One step down is to use a friend or relative's Dish credentials to watch it using Dish Anywhere off of their DVR and we've done that before when we didn't care to pay $55/month for 8 hours of tv.



Might be a slight difference. The Slingbox does not record anything, you are watching your home cable box live from a remote location.
 
Might be a slight difference. The Slingbox does not record anything, you are watching your home cable box live from a remote location.

I made my post DVR focused because that was how we used it, I think you can do the same thing with Dish Anywhere.. IOW you can watch live TV, pause or revee of FF live TV and view and schedule DVR recordings remotely... IOW the same functionality as if you were at home.
 
I made my post DVR focused because that was how we used it, I think you can do the same thing with Dish Anywhere.. IOW you can watch live TV, pause or revee of FF live TV and view and schedule DVR recordings remotely... IOW the same functionality as if you were at home.

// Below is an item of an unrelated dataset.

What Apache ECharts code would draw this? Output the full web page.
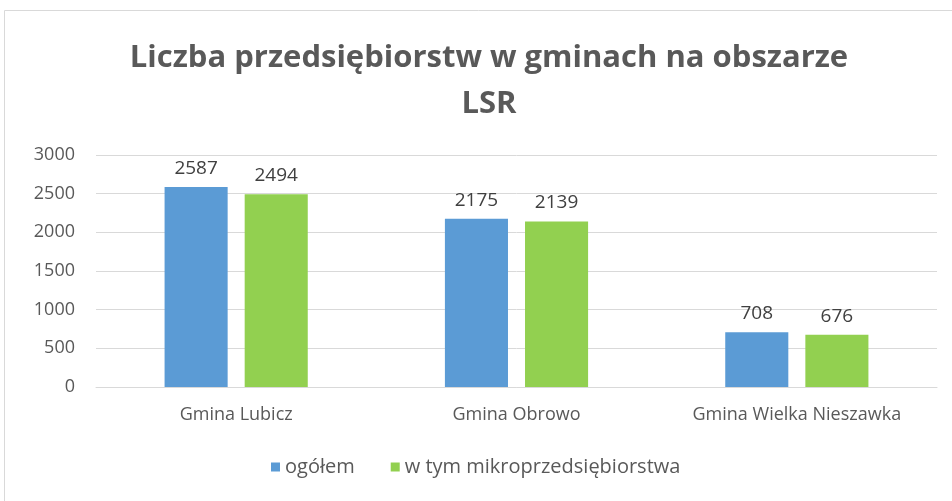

I use Dish Anywhere in my home office instead of having a 'joey', which is the distributed link device from the 'hopper' for remote TVs.
The bad: It is a fairly kludy interface IMO and reminds me of a late 1990's GUI. It's a little slow also. And the DVR portion is difficult to use IMO. It only works with certain browsers. I had intended to use the Dish Anywhere in all the other TV's, but DW just hates the interface, so we had to get a joey for the bedroom TV.
The good: If you are in a remote site away from your house, it's good enough to use. And it's free and the joey's are $10 a month, and for myself, the kludgy-ness of the interface doesn't amount to $10/mo of difficulty for me. Also, I run it on a 27" monitor with an NVIDIA graphics card and have a sound bar, so it looks and sounds good. I use that monitor only for streaming, and have NBC, CNN, ESPN, Netflix, etc all accessible on that monitor for viewing so I don't actually have to use the Dish Anywhere very much. As others mentioned, the media providers check to see if you have cable or satellite, so that's why I can stream directly from, for instance, the NBC Sports site. It's a better picture than comes over the Joey in some cases.